Data Compression Explained: Why Perfect Compression Is Mathematically Impossible
Matt Mahoney’s free 2012 book is a self-contained primer on how data compression actually works, aimed at programmers with some math background. Every compressor reduces to two parts: a model that estimates how likely each symbol is, and a coder that hands the likeliest symbols the shortest codes — Morse code is the classic example, giving E and T short sequences and Q and Z long ones. Coding is a solved problem with known optimal solutions, but modeling is not: optimal modeling has been proven uncomputable, which is why the author frames prediction as both an art and an artificial-intelligence problem. Lossy compression adds a transform that separates perceptually important data from the rest, and judging what the eye and ear won’t miss is itself an AI problem.

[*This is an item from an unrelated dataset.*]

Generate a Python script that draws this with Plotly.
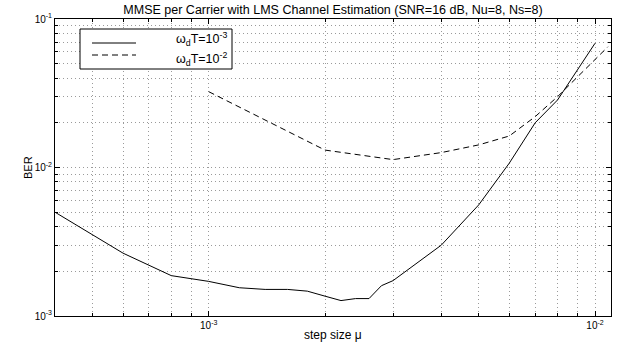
import numpy as np
import plotly.graph_objects as go

# step size mu values and BER/MMSE values
mu_slow = [4e-4, 5e-4, 6e-4, 8e-4, 1e-3, 1.2e-3, 1.4e-3, 1.6e-3, 1.8e-3, 2e-3, 2.2e-3,
           2.4e-3, 2.6e-3, 2.8e-3, 3e-3, 4e-3, 5e-3, 6e-3, 7e-3, 8e-3, 1e-2]
ber_slow = [5.0e-3, 3.52e-3, 2.65e-3, 1.87e-3, 1.71e-3, 1.55e-3, 1.51e-3, 1.51e-3, 1.47e-3,
            1.36e-3, 1.27e-3, 1.31e-3, 1.31e-3, 1.6e-3, 1.73e-3, 3.0e-3, 5.6e-3, 1.07e-2,
            2.0e-2, 2.85e-2, 6.86e-2]

mu_fast = [1e-3, 2e-3, 3e-3, 4e-3, 5e-3, 6e-3, 7e-3, 8e-3, 1.08e-2]
ber_fast = [3.24e-2, 1.31e-2, 1.13e-2, 1.26e-2, 1.42e-2, 1.63e-2, 2.2e-2, 3.0e-2, 6.5e-2]

series_names = ["ω<sub>d</sub>T=10<sup>-3</sup>", "ω<sub>d</sub>T=10<sup>-2</sup>"]

x_major = [1e-3, 1e-2]
x_major_text = ["10<sup>-3</sup>", "10<sup>-2</sup>"]
y_major = [1e-3, 1e-2, 1e-1]
y_major_text = ["10<sup>-3</sup>", "10<sup>-2</sup>", "10<sup>-1</sup>"]

x_minor = [m * 10.0 ** e for e in (-4, -3) for m in range(2, 10) if 4e-4 <= m * 10.0 ** e <= 1.1e-2]
y_minor = [m * 10.0 ** e for e in (-3, -2) for m in range(2, 10)]

title_text = "MMSE per Carrier with LMS Channel Estimation (SNR=16 dB, Nu=8, Ns=8)"
x_title = "step size μ"
y_title = "BER"

FONT = "Liberation Sans, Arial, Helvetica, sans-serif"
GRID = "#9a9a9a"
GRIDDASH = "1px,3px"

W, H = 620, 344
ML, MR, MT, MB = 55, 9, 19, 28
PW, PH = W - ML - MR, H - MT - MB


def px(x):
    return (x - ML) / PW


def py(y):
    return (H - MB - y) / PH


fig = go.Figure()
fig.add_trace(go.Scatter(x=mu_slow, y=ber_slow, mode="lines", name=series_names[0],
                         line=dict(color="black", width=1), showlegend=False))
fig.add_trace(go.Scatter(x=mu_fast, y=ber_fast, mode="lines", name=series_names[1],
                         line=dict(color="black", width=1, dash="6px,4px"), showlegend=False))

axis_common = dict(
    type="log", showline=True, linecolor="black", linewidth=1, mirror="ticks",
    ticks="inside", ticklen=5, tickcolor="black",
    showgrid=True, gridcolor=GRID, griddash=GRIDDASH, gridwidth=1,
    zeroline=False, tickfont=dict(family=FONT, size=10, color="black"),
)

fig.update_xaxes(**axis_common, range=[np.log10(4e-4), np.log10(1.1e-2)],
                 tickvals=x_major, ticktext=x_major_text,
                 minor=dict(tickvals=x_minor, ticks="inside", ticklen=3, tickcolor="black",
                            showgrid=True, gridcolor=GRID, griddash=GRIDDASH, gridwidth=1))
fig.update_yaxes(**axis_common, range=[-3, -1],
                 tickvals=y_major, ticktext=y_major_text,
                 minor=dict(tickvals=y_minor, ticks="inside", ticklen=3, tickcolor="black",
                            showgrid=True, gridcolor=GRID, griddash=GRIDDASH, gridwidth=1))

# MATLAB-style legend box: line samples on the left, labels right-aligned
LEG_FONT = dict(family=FONT, size=12.5, color="black")
legend_shapes = [
    dict(type="rect", xref="paper", yref="paper", x0=px(80), x1=px(232), y0=py(69), y1=py(29),
         line=dict(color="black", width=1), fillcolor="white", layer="above"),
    dict(type="line", xref="paper", yref="paper", x0=px(92), x1=px(136), y0=py(43), y1=py(43),
         line=dict(color="black", width=1), layer="above"),
    dict(type="line", xref="paper", yref="paper", x0=px(92), x1=px(136), y0=py(55), y1=py(55),
         line=dict(color="black", width=1, dash="6px,4px"), layer="above"),
]
legend_labels = [
    dict(text=series_names[0], xref="paper", yref="paper", x=px(229), y=py(39.5),
         xanchor="right", yanchor="middle", showarrow=False, font=LEG_FONT),
    dict(text=series_names[1], xref="paper", yref="paper", x=px(229), y=py(58.5),
         xanchor="right", yanchor="middle", showarrow=False, font=LEG_FONT),
]

fig.update_layout(
    width=W, height=H, autosize=False,
    margin=dict(l=ML, r=MR, t=MT, b=MB),
    paper_bgcolor="white", plot_bgcolor="white",
    font=dict(family=FONT, size=10, color="black"),
    title=dict(text=title_text, x=0.5, xref="paper", xanchor="center",
               y=1 - 10 / H, yref="container", yanchor="middle",
               font=dict(family=FONT, size=12.5, color="black")),
    showlegend=False,
    shapes=legend_shapes,
    annotations=[
        dict(text=x_title, xref="paper", yref="paper", x=0.5, y=py(335),
             xanchor="center", yanchor="middle", showarrow=False,
             font=dict(family=FONT, size=12, color="black")),
        dict(text=y_title, xref="paper", yref="paper", x=px(28), y=py(167),
             xanchor="center", yanchor="middle", showarrow=False, textangle=-90,
             font=dict(family=FONT, size=11, color="black")),
    ] + legend_labels,
)

fig.write_html("out.html")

The book’s central result is a hard limit from information theory: no universal compressor can shrink every input. A simple counting argument proves it — there are 2^n strings of length n but only 2^n − 1 shorter strings, so any scheme that compresses some inputs must expand others, and random or already-compressed data can’t be squeezed further. The practical ceiling is Shannon’s entropy: a symbol of probability p can’t be coded in fewer than log2(1/p) bits on average. Worked examples on the digits of π show Huffman coding hitting 3.4 bits per digit and grouped codes approaching the 3.3219-bit entropy floor, illustrating how close real codes can get to the theoretical limit but never beat it.
From these foundations the text surveys the working machinery of the field — RLE, the LZ77 family (deflate, LZMA, LZX, snappy, deduplication), LZW dictionary coding, the Burrows-Wheeler transform and bzip2, predictive and color transforms, Huffman pre-coding, and lossy methods. It remains a widely cited reference because it connects the everyday algorithms behind ZIP and JPEG to the information theory that bounds them, making clear why compression is ultimately a prediction problem with no free lunch.